The Outdoor Journal Rise of the White Fronts

Cedar Wax Wings

While visiting with my folks last week near Weatherby, I noticed a flock of a dozen or so birds land on their high bush cranberry’s. The shrubs still had several red fruits on them and the birds were really working them over. Dad had a pair of 10 x 42 binoculars handy so I checked out the berry eaters. Sure enough they were Ceder Waxwings, taking advantage of the fruit that was still available.

Waxwings are one of the most striking of Missouri’s resident winter birds, being  pale brown on the head and chest fading to soft gray on the wings. The belly is pale yellow, and the tail is gray with a bright yellow tip. The face has a narrow black mask neatly outlined in white. The red waxy tips to the wing feathers are not always easy to see, and not all birds have the red tips.

Cedar Waxwings are social birds that you’re likely to see in flocks year-round. They sit in fruiting trees swallowing berries whole, or pluck them in mid-air with a brief fluttering hover. 

“The birds’ name derives from their appetite for cedar berries in winter; they also eat mistletoe, madrone, juniper, mountain ash, honeysuckle, crabapple, hawthorn, and Russian olive fruits.
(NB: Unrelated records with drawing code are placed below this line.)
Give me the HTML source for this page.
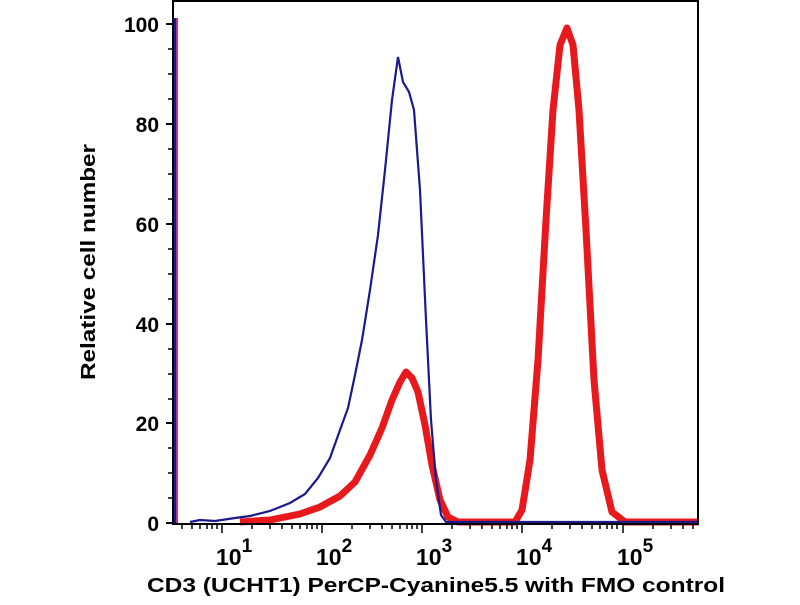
<!DOCTYPE html>
<html><head><style>body{margin:0;background:#fff}</style></head><body>
<svg width="800" height="600" xmlns="http://www.w3.org/2000/svg" font-family="Liberation Sans, sans-serif" font-weight="bold">
<rect width="800" height="600" fill="#fff"/>
<path d="M240,522 L270,520 L300,514 L320,507 L340,496 L355,482 L370,455 L382,428 L392,400 L400,382 L406,372 L412,378 L418,392 L425,425 L432,465 L440,500 L448,517 L458,522 L515,522 L522,510 L530,460 L538,360 L546,220 L553,110 L560,45 L567,28 L573,45 L579,110 L586,230 L594,380 L602,470 L612,512 L625,522 L698,522" fill="none" stroke="#e8191d" stroke-width="7" stroke-linejoin="round"/>
<line x1="176" y1="18" x2="176" y2="523" stroke="#d0308a" stroke-width="4"/>
<path d="M175,18 L175,523 M190,522 L200,520 L215,521 L235,518 L250,516 L270,511 L290,503 L305,494 L318,478 L330,458 L340,430 L348,408 L355,375 L362,340 L370,290 L378,235 L385,170 L392,100 L398,57 L403,82 L409,92 L414,110 L420,190 L426,320 L431,420 L436,480 L441,515 L446,522 L698,522" fill="none" stroke="#1a1a8c" stroke-width="2.2"/>
<path d="M173,1 H698 M173,0 V524 H698 V0" fill="none" stroke="#000" stroke-width="2"/>
<g stroke="#000" stroke-width="2">
<line x1="166" y1="24" x2="173" y2="24"/><line x1="166" y1="124" x2="173" y2="124"/><line x1="166" y1="224" x2="173" y2="224"/><line x1="166" y1="324" x2="173" y2="324"/><line x1="166" y1="423" x2="173" y2="423"/><line x1="166" y1="523" x2="173" y2="523"/>
</g>
<g stroke="#000" stroke-width="1.5">
<line x1="168" y1="49" x2="173" y2="49"/><line x1="168" y1="74" x2="173" y2="74"/><line x1="168" y1="99" x2="173" y2="99"/>
<line x1="168" y1="149" x2="173" y2="149"/><line x1="168" y1="174" x2="173" y2="174"/><line x1="168" y1="199" x2="173" y2="199"/>
<line x1="168" y1="249" x2="173" y2="249"/><line x1="168" y1="274" x2="173" y2="274"/><line x1="168" y1="299" x2="173" y2="299"/>
<line x1="168" y1="349" x2="173" y2="349"/><line x1="168" y1="374" x2="173" y2="374"/><line x1="168" y1="399" x2="173" y2="399"/>
<line x1="168" y1="448" x2="173" y2="448"/><line x1="168" y1="473" x2="173" y2="473"/><line x1="168" y1="498" x2="173" y2="498"/>
</g>
<g stroke="#000" stroke-width="1.5">
<path d="M182,524v5M192,524v5M200,524v5M207,524v5M212,524v5M217,524v5M222,524v9
M252,524v5M270,524v5M282,524v5M292,524v5M300,524v5M307,524v5M312,524v5M317,524v5M322,524v9
M352,524v5M370,524v5M382,524v5M392,524v5M400,524v5M407,524v5M412,524v5M417,524v5M422,524v9
M452,524v5M470,524v5M482,524v5M492,524v5M500,524v5M507,524v5M512,524v5M517,524v5M522,524v9
M552,524v5M570,524v5M582,524v5M592,524v5M600,524v5M607,524v5M612,524v5M617,524v5M623,524v9
M653,524v5M671,524v5M683,524v5M693,524v5"/>
</g>
<g font-size="21" text-anchor="end" fill="#000">
<text x="159" y="32">100</text><text x="159" y="132">80</text><text x="159" y="232">60</text><text x="159" y="332">40</text><text x="159" y="431">20</text><text x="159" y="531">0</text>
</g>
<g font-size="23" fill="#000">
<text x="216" y="565">10<tspan font-size="19" dy="-13">1</tspan></text>
<text x="316" y="565">10<tspan font-size="19" dy="-13">2</tspan></text>
<text x="416" y="565">10<tspan font-size="19" dy="-13">3</tspan></text>
<text x="516" y="565">10<tspan font-size="19" dy="-13">4</tspan></text>
<text x="617" y="565">10<tspan font-size="19" dy="-13">5</tspan></text>
</g>
<text x="147" y="592" font-size="20" textLength="578" lengthAdjust="spacingAndGlyphs">CD3 (UCHT1) PerCP-Cyanine5.5 with FMO control</text>
<text transform="translate(95,380) rotate(-90)" font-size="20" textLength="236" lengthAdjust="spacingAndGlyphs">Relative cell number</text>
</svg>
</body></html>
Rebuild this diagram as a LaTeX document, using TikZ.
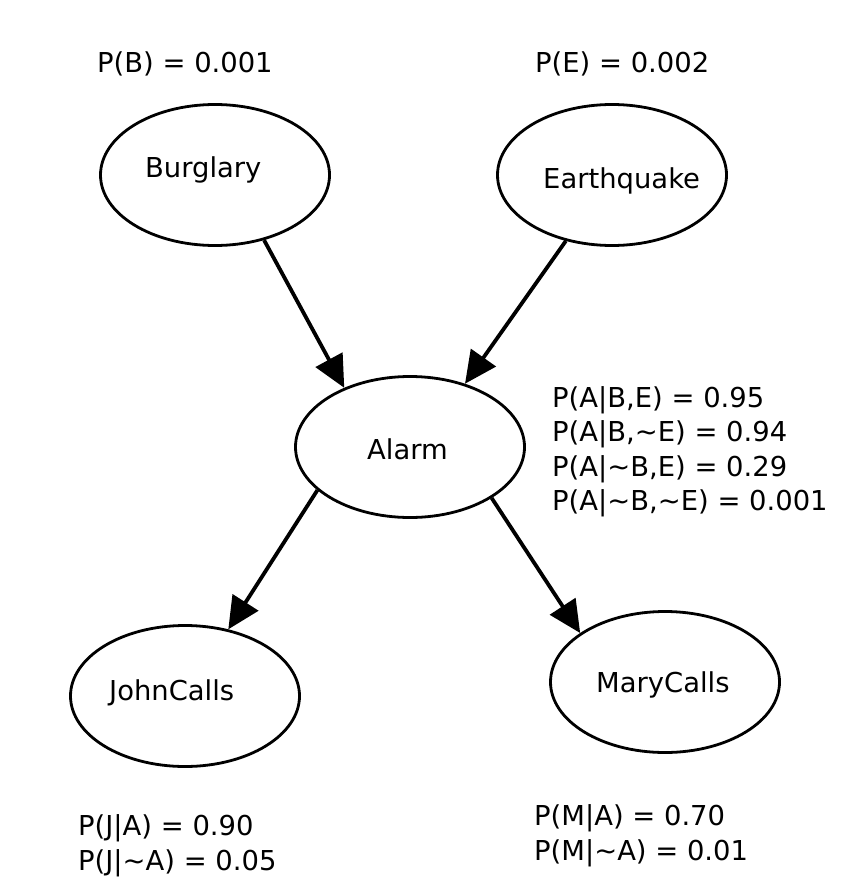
\documentclass[tikz,border=0pt]{standalone}
\usepackage{fontspec}
\setmainfont{DejaVu Sans}
\usetikzlibrary{shapes.geometric,arrows.meta}
\begin{document}
\begin{tikzpicture}[x=1pt,y=-1pt,
  bnode/.style={ellipse, draw, line width=2.8pt, minimum width=229pt, minimum height=141pt, inner sep=0pt},
  lbl/.style={anchor=base west, inner sep=0pt, font=\fontsize{27.4}{34}\selectfont},
  link/.style={line width=3.8pt, -{Triangle[length=32pt,width=30pt]}}]
\useasboundingbox (0,0) rectangle (850,883);
% ellipses
\node[bnode] (B) at (215,175) {};
\node[bnode] (E) at (612,175) {};
\node[bnode] (A) at (410,447) {};
\node[bnode] (J) at (185,696) {};
\node[bnode] (M) at (665,682) {};
% names
\node[lbl] (Bt) at (145,177) {Burglary};
\node[lbl] (Et) at (543,188) {Earthquake};
\node[lbl] (At) at (367,459) {Alarm};
\node[lbl] (Jt) at (109,700) {JohnCalls};
\node[lbl] (Mt) at (596,692) {MaryCalls};
% probabilities
\node[lbl] (pB) at (97,72) {P(B) = 0.001};
\node[lbl] (pE) at (535,72) {P(E) = 0.002};
\node[lbl] (pA1) at (552,407) {P(A|B,E) = 0.95};
\node[lbl] (pA2) at (552,441) {P(A|B,\textasciitilde E) = 0.94};
\node[lbl] (pA3) at (552,476) {P(A|\textasciitilde B,E) = 0.29};
\node[lbl] (pA4) at (552,510) {P(A|\textasciitilde B,\textasciitilde E) = 0.001};
\node[lbl] (pJ1) at (78,835) {P(J|A) = 0.90};
\node[lbl] (pJ2) at (78,870) {P(J|\textasciitilde A) = 0.05};
\node[lbl] (pM1) at (534,825) {P(M|A) = 0.70};
\node[lbl] (pM2) at (534,860) {P(M|\textasciitilde A) = 0.01};
% edges
\draw[link] (B.-53) -- (A.138);
\draw[link] (E.-125) -- (A.49);
\draw[link] (A.-155) -- (J.57);
\draw[link] (A.-32) -- (M.150);
\end{tikzpicture}
\end{document}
In summer Cedar Waxwings supplement their fruit diet with protein-rich insects including mayflies, dragonflies, and stoneflies, often caught on the wing.” ( Cornell )

According to Cornell University’s all about birds website, Cedar Waxwing’s are considered a species of Low Conservation Concern. Their populations were stable between 1966 and 2015, and in some areas showed increases.

If you want to attract Waxwings to your yard, plant fruit bearing shrubs or trees like, dogwood, serviceberry, cedar, juniper, hawthorn, or winterberry.